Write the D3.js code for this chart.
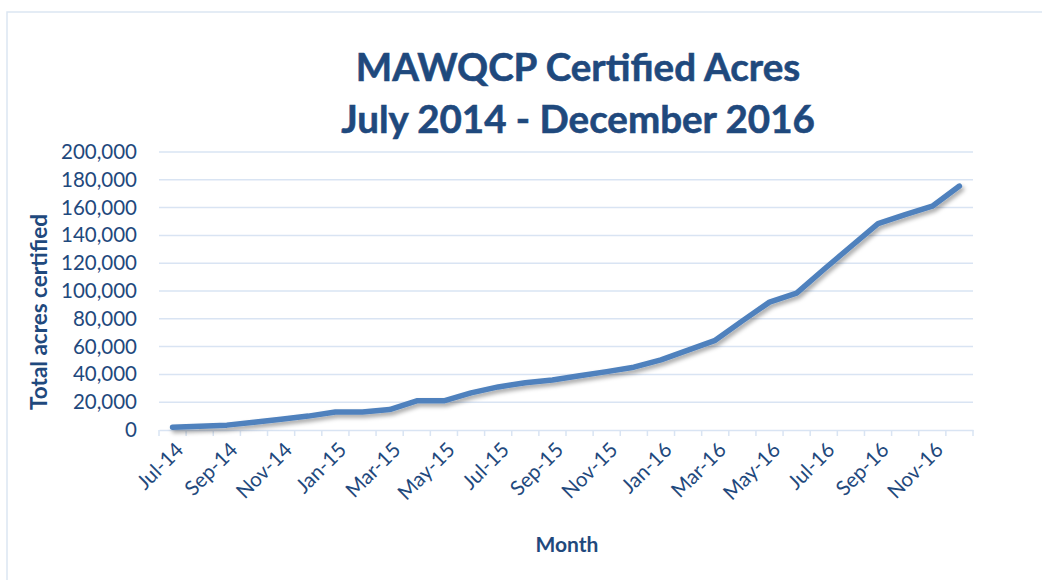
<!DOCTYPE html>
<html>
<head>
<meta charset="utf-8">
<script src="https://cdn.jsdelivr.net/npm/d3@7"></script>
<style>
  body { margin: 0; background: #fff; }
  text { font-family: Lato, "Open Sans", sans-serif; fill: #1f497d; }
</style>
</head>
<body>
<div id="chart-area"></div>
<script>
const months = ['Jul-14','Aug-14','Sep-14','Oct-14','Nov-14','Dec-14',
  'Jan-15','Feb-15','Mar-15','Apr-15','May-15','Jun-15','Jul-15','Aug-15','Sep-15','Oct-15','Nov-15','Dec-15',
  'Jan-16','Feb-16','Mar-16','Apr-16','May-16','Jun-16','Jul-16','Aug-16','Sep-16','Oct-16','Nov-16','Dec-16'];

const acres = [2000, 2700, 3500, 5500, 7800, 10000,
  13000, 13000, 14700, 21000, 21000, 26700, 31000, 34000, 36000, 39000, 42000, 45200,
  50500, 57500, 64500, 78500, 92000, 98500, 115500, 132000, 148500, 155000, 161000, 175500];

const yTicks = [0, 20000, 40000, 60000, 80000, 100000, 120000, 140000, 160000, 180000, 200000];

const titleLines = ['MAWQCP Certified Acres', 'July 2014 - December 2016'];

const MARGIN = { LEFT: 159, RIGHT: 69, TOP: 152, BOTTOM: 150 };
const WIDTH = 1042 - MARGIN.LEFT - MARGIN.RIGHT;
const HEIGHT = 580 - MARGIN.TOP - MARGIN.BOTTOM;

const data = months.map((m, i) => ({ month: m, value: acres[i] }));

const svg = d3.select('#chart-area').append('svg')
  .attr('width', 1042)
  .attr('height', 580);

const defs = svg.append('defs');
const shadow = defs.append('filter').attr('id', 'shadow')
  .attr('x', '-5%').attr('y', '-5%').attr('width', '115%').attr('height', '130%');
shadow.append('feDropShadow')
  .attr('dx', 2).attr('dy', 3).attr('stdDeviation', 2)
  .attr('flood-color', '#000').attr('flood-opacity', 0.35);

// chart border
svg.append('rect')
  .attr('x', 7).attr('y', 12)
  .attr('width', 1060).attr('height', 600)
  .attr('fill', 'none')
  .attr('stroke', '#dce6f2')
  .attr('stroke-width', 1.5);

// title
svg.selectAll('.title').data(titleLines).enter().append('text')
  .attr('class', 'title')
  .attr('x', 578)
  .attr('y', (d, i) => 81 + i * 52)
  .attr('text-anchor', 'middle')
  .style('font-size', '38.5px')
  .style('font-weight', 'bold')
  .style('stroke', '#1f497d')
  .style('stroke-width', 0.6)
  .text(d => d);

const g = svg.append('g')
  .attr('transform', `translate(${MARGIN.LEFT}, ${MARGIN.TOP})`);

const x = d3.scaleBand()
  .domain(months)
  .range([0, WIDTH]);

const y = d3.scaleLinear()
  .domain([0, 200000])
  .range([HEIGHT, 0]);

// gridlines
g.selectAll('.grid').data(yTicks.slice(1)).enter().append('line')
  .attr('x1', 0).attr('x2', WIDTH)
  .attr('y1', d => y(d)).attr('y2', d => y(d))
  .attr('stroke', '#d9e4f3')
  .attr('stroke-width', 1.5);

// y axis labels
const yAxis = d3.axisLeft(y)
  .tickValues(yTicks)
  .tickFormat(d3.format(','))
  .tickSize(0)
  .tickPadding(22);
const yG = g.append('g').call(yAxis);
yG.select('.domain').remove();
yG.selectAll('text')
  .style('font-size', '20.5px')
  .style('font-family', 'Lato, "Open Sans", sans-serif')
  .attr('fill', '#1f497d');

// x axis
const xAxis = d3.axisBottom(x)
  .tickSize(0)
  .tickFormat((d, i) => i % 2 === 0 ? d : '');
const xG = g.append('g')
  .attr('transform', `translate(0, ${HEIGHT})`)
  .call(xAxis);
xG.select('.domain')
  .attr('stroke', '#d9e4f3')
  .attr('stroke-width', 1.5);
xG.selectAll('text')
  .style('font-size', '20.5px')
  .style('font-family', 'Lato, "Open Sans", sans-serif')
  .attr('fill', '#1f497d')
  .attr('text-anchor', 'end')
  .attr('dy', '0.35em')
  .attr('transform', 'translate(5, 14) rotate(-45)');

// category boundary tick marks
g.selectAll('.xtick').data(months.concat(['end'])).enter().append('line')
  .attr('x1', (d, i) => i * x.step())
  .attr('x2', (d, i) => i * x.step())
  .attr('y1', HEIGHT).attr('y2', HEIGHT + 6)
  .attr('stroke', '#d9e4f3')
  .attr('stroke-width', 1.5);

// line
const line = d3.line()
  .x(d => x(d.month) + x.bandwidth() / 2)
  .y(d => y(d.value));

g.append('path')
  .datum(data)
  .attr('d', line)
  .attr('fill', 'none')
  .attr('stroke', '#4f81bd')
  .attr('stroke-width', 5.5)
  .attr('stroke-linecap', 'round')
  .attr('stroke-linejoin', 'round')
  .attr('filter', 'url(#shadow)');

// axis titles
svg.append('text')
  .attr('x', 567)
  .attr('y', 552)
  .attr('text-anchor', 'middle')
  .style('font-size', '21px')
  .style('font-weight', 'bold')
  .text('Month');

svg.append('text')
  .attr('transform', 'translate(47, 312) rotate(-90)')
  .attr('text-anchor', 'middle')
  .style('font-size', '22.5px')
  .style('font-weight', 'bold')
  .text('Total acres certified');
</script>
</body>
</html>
_ _ _ _ _
▶ **Requirement**
Skipping the pictures, transcribe each line above exactly as it appears.

▶ **Task result**
Write the D3.js code for this chart.
<!DOCTYPE html>
<html>
<head>
<meta charset="utf-8">
<script src="https://cdn.jsdelivr.net/npm/d3@7"></script>
<style>
  body { margin: 0; background: #fff; }
  text { font-family: Lato, "Open Sans", sans-serif; fill: #1f497d; }
</style>
</head>
<body>
<div id="chart-area"></div>
<script>
const months = ['Jul-14','Aug-14','Sep-14','Oct-14','Nov-14','Dec-14',
  'Jan-15','Feb-15','Mar-15','Apr-15','May-15','Jun-15','Jul-15','Aug-15','Sep-15','Oct-15','Nov-15','Dec-15',
  'Jan-16','Feb-16','Mar-16','Apr-16','May-16','Jun-16','Jul-16','Aug-16','Sep-16','Oct-16','Nov-16','Dec-16'];

const acres = [2000, 2700, 3500, 5500, 7800, 10000,
  13000, 13000, 14700, 21000, 21000, 26700, 31000, 34000, 36000, 39000, 42000, 45200,
  50500, 57500, 64500, 78500, 92000, 98500, 115500, 132000, 148500, 155000, 161000, 175500];

const yTicks = [0, 20000, 40000, 60000, 80000, 100000, 120000, 140000, 160000, 180000, 200000];

const titleLines = ['MAWQCP Certified Acres', 'July 2014 - December 2016'];

const MARGIN = { LEFT: 159, RIGHT: 69, TOP: 152, BOTTOM: 150 };
const WIDTH = 1042 - MARGIN.LEFT - MARGIN.RIGHT;
const HEIGHT = 580 - MARGIN.TOP - MARGIN.BOTTOM;

const data = months.map((m, i) => ({ month: m, value: acres[i] }));

const svg = d3.select('#chart-area').append('svg')
  .attr('width', 1042)
  .attr('height', 580);

const defs = svg.append('defs');
const shadow = defs.append('filter').attr('id', 'shadow')
  .attr('x', '-5%').attr('y', '-5%').attr('width', '115%').attr('height', '130%');
shadow.append('feDropShadow')
  .attr('dx', 2).attr('dy', 3).attr('stdDeviation', 2)
  .attr('flood-color', '#000').attr('flood-opacity', 0.35);

// chart border
svg.append('rect')
  .attr('x', 7).attr('y', 12)
  .attr('width', 1060).attr('height', 600)
  .attr('fill', 'none')
  .attr('stroke', '#dce6f2')
  .attr('stroke-width', 1.5);

// title
svg.selectAll('.title').data(titleLines).enter().append('text')
  .attr('class', 'title')
  .attr('x', 578)
  .attr('y', (d, i) => 81 + i * 52)
  .attr('text-anchor', 'middle')
  .style('font-size', '38.5px')
  .style('font-weight', 'bold')
  .style('stroke', '#1f497d')
  .style('stroke-width', 0.6)
  .text(d => d);

const g = svg.append('g')
  .attr('transform', `translate(${MARGIN.LEFT}, ${MARGIN.TOP})`);

const x = d3.scaleBand()
  .domain(months)
  .range([0, WIDTH]);

const y = d3.scaleLinear()
  .domain([0, 200000])
  .range([HEIGHT, 0]);

// gridlines
g.selectAll('.grid').data(yTicks.slice(1)).enter().append('line')
  .attr('x1', 0).attr('x2', WIDTH)
  .attr('y1', d => y(d)).attr('y2', d => y(d))
  .attr('stroke', '#d9e4f3')
  .attr('stroke-width', 1.5);

// y axis labels
const yAxis = d3.axisLeft(y)
  .tickValues(yTicks)
  .tickFormat(d3.format(','))
  .tickSize(0)
  .tickPadding(22);
const yG = g.append('g').call(yAxis);
yG.select('.domain').remove();
yG.selectAll('text')
  .style('font-size', '20.5px')
  .style('font-family', 'Lato, "Open Sans", sans-serif')
  .attr('fill', '#1f497d');

// x axis
const xAxis = d3.axisBottom(x)
  .tickSize(0)
  .tickFormat((d, i) => i % 2 === 0 ? d : '');
const xG = g.append('g')
  .attr('transform', `translate(0, ${HEIGHT})`)
  .call(xAxis);
xG.select('.domain')
  .attr('stroke', '#d9e4f3')
  .attr('stroke-width', 1.5);
xG.selectAll('text')
  .style('font-size', '20.5px')
  .style('font-family', 'Lato, "Open Sans", sans-serif')
  .attr('fill', '#1f497d')
  .attr('text-anchor', 'end')
  .attr('dy', '0.35em')
  .attr('transform', 'translate(5, 14) rotate(-45)');

// category boundary tick marks
g.selectAll('.xtick').data(months.concat(['end'])).enter().append('line')
  .attr('x1', (d, i) => i * x.step())
  .attr('x2', (d, i) => i * x.step())
  .attr('y1', HEIGHT).attr('y2', HEIGHT + 6)
  .attr('stroke', '#d9e4f3')
  .attr('stroke-width', 1.5);

// line
const line = d3.line()
  .x(d => x(d.month) + x.bandwidth() / 2)
  .y(d => y(d.value));

g.append('path')
  .datum(data)
  .attr('d', line)
  .attr('fill', 'none')
  .attr('stroke', '#4f81bd')
  .attr('stroke-width', 5.5)
  .attr('stroke-linecap', 'round')
  .attr('stroke-linejoin', 'round')
  .attr('filter', 'url(#shadow)');

// axis titles
svg.append('text')
  .attr('x', 567)
  .attr('y', 552)
  .attr('text-anchor', 'middle')
  .style('font-size', '21px')
  .style('font-weight', 'bold')
  .text('Month');

svg.append('text')
  .attr('transform', 'translate(47, 312) rotate(-90)')
  .attr('text-anchor', 'middle')
  .style('font-size', '22.5px')
  .style('font-weight', 'bold')
  .text('Total acres certified');
</script>
</body>
</html>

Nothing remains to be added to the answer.